Les deux derniers segment du film en constitue le pic macabre, là où l'on était plutôt dans un humour noir très présent, on se retrouve dans un mélange d'émotion et de relation familiale très violente agrémenter d'un travail de l'imaginaire freudien (peur de la castration et être hybride entre le pénis et l'insecte de Starship Troopers (1997, Paul Verhoeven), il en cite d'ailleurs un plan) avant que le protagoniste soit, dans une séquence à nouveau dans l'imagerie grandiose, submergé par sa culpabilité qui l'irrigue depuis les balbutiements du film.
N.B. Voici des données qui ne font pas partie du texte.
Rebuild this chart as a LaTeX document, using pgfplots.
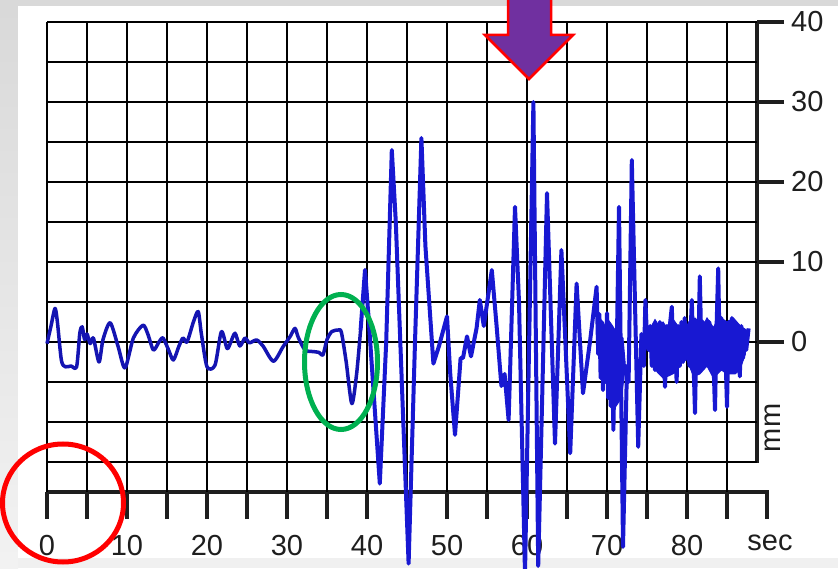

Ainsi, le film d'Ari Aster, quand bien même il comporte une forte hétérogénéité et une durée immense, pouvant lui donner parfois, auprès d'un spectateur peu réceptif, un air de gloubi-boulga présomptueux et chaotique, il s'agit tout de même d'une proposition cinématographique qui fonctionne par touches (sur 3h on peut être plus ou moins embarqué par le film mais on ne souffre pas d'un ennuie profond) et qui donne à l'horreur une dimension à la fois hautement dramatique et un traitement de l'image qui sort de la petite tension pour aller vers le grand voyage et le gigantisme, on sera séduit si tant est que l'on ne poursuit pas le but de tout comprendre. Dans sa dimension chaotique, si l'on évacue les thèmes et la pur horreur, le film se rapproche d'un autre, bien supérieur, La Fièvre de Petrov (2020, Kirill Serebrennikov) qui ne fonctionne pas seulement par petite touche et qui obtient pleine adhésion du spectateur par un mélange de procédé techniques virtuoses, de réalité vacillantes beaucoup plus prenante visuellement que celle d'Ari Aster (qui ne nous remue peut être pas assez en comparaison de la quantité de médocs pris par ses personnages) et d'une mise en scène parfaitement homogène dans ses excès qui concentre l'attention du spectateur là où l'essai (non dénué de qualité) d'Ari Aster la disperse.